• _Records to process_
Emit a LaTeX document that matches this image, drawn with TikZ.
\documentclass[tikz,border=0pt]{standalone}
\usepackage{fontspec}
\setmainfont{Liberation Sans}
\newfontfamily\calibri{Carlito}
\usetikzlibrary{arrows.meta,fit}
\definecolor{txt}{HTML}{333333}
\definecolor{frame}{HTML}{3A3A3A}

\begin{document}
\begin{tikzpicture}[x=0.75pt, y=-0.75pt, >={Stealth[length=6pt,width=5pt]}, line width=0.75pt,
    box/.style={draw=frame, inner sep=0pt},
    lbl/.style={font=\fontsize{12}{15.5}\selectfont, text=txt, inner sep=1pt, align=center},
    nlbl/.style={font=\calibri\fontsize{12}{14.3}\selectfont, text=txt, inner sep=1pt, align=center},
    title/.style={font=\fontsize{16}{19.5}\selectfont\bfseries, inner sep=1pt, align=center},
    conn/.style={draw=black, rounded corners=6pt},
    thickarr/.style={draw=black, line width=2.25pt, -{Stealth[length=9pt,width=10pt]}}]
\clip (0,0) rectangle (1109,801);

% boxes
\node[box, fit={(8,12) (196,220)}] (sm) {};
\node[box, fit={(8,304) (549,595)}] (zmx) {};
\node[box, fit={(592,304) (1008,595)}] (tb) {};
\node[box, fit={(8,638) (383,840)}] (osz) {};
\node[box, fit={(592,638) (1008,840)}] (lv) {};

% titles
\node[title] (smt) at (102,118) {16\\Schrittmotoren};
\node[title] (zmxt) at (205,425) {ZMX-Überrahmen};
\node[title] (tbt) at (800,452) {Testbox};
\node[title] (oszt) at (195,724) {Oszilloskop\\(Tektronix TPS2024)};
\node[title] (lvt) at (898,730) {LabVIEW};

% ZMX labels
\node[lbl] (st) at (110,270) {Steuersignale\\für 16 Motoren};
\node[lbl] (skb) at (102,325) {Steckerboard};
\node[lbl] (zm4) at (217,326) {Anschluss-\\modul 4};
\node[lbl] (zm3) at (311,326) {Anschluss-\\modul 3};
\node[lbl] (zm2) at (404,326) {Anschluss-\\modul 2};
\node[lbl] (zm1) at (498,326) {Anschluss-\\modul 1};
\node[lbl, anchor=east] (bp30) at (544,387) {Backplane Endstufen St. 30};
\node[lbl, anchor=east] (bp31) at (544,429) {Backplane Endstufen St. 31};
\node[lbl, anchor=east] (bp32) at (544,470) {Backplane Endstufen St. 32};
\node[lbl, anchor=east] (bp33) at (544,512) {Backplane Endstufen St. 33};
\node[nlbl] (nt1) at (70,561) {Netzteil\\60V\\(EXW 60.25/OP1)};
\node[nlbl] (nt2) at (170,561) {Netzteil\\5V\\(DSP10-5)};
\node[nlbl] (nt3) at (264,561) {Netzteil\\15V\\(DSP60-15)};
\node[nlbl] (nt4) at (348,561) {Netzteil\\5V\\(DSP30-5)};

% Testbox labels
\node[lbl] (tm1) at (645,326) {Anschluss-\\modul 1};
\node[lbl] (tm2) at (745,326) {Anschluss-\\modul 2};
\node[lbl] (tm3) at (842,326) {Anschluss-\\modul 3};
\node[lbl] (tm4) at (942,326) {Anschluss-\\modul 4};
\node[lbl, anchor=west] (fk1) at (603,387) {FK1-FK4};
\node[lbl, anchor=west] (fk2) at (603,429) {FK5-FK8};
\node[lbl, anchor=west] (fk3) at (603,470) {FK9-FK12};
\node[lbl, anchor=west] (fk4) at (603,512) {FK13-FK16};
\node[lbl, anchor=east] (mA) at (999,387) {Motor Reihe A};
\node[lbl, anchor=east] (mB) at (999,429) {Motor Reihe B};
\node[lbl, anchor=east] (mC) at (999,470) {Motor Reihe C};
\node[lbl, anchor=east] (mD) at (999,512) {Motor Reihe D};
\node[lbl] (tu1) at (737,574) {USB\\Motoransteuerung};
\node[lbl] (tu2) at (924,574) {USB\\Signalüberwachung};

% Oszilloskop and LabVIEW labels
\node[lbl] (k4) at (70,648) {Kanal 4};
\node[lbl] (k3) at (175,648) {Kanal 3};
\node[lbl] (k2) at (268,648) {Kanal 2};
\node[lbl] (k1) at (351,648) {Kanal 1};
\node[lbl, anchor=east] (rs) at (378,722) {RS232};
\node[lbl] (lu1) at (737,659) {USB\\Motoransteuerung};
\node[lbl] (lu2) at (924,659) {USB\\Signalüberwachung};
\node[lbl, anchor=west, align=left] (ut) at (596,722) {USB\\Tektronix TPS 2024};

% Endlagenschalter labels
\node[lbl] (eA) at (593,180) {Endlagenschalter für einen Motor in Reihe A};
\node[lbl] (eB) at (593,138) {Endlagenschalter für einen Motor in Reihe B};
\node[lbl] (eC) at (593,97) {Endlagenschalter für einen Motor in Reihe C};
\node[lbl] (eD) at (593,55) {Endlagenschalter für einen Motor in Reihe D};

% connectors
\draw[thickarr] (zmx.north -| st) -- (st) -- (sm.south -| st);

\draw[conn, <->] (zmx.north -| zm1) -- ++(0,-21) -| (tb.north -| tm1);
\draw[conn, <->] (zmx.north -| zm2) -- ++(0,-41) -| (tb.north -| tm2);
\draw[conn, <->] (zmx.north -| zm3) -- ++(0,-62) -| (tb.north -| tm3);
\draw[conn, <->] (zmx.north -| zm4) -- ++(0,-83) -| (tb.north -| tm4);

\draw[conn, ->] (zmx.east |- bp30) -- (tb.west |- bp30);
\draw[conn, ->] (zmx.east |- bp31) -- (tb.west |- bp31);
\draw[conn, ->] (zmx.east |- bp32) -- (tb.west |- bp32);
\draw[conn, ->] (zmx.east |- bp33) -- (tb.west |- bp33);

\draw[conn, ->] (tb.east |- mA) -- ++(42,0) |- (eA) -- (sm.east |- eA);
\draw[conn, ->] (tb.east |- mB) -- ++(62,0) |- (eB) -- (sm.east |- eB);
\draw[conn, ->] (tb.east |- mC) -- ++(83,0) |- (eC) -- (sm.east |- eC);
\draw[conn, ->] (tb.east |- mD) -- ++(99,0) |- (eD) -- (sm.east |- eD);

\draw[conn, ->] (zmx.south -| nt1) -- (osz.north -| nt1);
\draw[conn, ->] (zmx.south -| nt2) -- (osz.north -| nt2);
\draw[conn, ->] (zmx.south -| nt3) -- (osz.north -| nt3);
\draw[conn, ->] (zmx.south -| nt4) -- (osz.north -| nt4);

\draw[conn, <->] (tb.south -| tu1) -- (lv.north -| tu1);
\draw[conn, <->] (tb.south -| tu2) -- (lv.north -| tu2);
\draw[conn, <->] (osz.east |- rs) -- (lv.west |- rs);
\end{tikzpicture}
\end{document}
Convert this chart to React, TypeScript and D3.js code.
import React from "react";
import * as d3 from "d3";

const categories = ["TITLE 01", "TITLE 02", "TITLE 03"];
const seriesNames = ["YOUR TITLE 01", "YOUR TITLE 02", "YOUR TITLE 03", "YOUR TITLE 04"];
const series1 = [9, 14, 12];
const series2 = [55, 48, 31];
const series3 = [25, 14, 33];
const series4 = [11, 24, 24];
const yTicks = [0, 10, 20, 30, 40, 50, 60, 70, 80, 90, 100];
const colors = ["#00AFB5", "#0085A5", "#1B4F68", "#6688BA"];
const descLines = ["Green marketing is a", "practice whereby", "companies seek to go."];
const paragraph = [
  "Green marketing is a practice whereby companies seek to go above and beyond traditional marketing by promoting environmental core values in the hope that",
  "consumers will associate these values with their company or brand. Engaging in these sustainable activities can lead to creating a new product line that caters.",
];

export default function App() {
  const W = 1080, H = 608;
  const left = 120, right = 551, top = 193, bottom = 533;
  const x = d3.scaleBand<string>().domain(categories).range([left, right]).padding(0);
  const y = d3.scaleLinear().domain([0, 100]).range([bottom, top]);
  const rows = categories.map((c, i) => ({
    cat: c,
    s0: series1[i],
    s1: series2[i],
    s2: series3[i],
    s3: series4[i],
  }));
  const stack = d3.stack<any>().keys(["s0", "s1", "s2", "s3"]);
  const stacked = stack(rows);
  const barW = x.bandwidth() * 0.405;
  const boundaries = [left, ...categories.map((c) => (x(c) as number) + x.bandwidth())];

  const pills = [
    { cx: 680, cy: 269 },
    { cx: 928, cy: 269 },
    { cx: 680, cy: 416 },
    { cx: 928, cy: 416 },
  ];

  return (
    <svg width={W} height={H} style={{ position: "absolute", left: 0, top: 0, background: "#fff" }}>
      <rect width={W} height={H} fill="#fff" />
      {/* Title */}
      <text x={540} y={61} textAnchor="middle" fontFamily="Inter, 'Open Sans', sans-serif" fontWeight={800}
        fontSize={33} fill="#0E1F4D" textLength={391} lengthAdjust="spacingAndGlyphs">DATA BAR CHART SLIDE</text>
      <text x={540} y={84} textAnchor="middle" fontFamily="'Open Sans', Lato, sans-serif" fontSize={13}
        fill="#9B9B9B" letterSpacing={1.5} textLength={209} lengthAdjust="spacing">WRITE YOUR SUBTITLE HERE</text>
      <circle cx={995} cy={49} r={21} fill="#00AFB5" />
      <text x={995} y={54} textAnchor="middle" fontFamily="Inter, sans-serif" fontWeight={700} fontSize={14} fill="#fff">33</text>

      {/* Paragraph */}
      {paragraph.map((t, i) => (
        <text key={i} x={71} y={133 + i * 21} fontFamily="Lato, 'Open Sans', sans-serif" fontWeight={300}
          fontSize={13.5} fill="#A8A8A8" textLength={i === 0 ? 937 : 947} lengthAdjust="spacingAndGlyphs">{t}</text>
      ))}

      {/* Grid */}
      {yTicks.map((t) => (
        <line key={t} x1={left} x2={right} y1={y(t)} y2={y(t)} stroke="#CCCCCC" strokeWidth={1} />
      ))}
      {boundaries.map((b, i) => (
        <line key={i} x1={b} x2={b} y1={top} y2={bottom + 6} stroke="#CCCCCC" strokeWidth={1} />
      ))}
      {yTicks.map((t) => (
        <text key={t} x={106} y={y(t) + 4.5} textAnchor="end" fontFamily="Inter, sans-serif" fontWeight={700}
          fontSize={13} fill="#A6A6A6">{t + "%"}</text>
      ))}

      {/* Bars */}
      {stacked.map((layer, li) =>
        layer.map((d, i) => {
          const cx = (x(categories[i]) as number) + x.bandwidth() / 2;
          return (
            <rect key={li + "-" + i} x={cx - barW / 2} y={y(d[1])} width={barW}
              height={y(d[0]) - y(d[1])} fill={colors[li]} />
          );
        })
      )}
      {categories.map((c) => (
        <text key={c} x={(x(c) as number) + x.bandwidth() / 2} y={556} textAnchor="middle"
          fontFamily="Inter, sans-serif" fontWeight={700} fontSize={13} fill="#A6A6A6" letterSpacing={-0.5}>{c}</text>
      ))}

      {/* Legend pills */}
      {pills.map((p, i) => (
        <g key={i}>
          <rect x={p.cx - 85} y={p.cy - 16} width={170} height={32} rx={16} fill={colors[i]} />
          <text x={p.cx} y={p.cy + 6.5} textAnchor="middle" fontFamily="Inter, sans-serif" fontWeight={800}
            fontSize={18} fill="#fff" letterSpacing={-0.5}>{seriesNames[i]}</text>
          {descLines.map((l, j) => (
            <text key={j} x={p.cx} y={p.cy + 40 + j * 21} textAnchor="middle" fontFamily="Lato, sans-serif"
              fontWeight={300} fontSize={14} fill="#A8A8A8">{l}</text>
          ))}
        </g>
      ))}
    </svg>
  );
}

• _Directions for this task_
Up to and including the line with "(lvt) at (898,730)", repeat the data exactly, starting from its first line; nothing else belongs in the response.

• _Output of the task_
Emit a LaTeX document that matches this image, drawn with TikZ.
\documentclass[tikz,border=0pt]{standalone}
\usepackage{fontspec}
\setmainfont{Liberation Sans}
\newfontfamily\calibri{Carlito}
\usetikzlibrary{arrows.meta,fit}
\definecolor{txt}{HTML}{333333}
\definecolor{frame}{HTML}{3A3A3A}

\begin{document}
\begin{tikzpicture}[x=0.75pt, y=-0.75pt, >={Stealth[length=6pt,width=5pt]}, line width=0.75pt,
    box/.style={draw=frame, inner sep=0pt},
    lbl/.style={font=\fontsize{12}{15.5}\selectfont, text=txt, inner sep=1pt, align=center},
    nlbl/.style={font=\calibri\fontsize{12}{14.3}\selectfont, text=txt, inner sep=1pt, align=center},
    title/.style={font=\fontsize{16}{19.5}\selectfont\bfseries, inner sep=1pt, align=center},
    conn/.style={draw=black, rounded corners=6pt},
    thickarr/.style={draw=black, line width=2.25pt, -{Stealth[length=9pt,width=10pt]}}]
\clip (0,0) rectangle (1109,801);

% boxes
\node[box, fit={(8,12) (196,220)}] (sm) {};
\node[box, fit={(8,304) (549,595)}] (zmx) {};
\node[box, fit={(592,304) (1008,595)}] (tb) {};
\node[box, fit={(8,638) (383,840)}] (osz) {};
\node[box, fit={(592,638) (1008,840)}] (lv) {};

% titles
\node[title] (smt) at (102,118) {16\\Schrittmotoren};
\node[title] (zmxt) at (205,425) {ZMX-Überrahmen};
\node[title] (tbt) at (800,452) {Testbox};
\node[title] (oszt) at (195,724) {Oszilloskop\\(Tektronix TPS2024)};
\node[title] (lvt) at (898,730) {LabVIEW};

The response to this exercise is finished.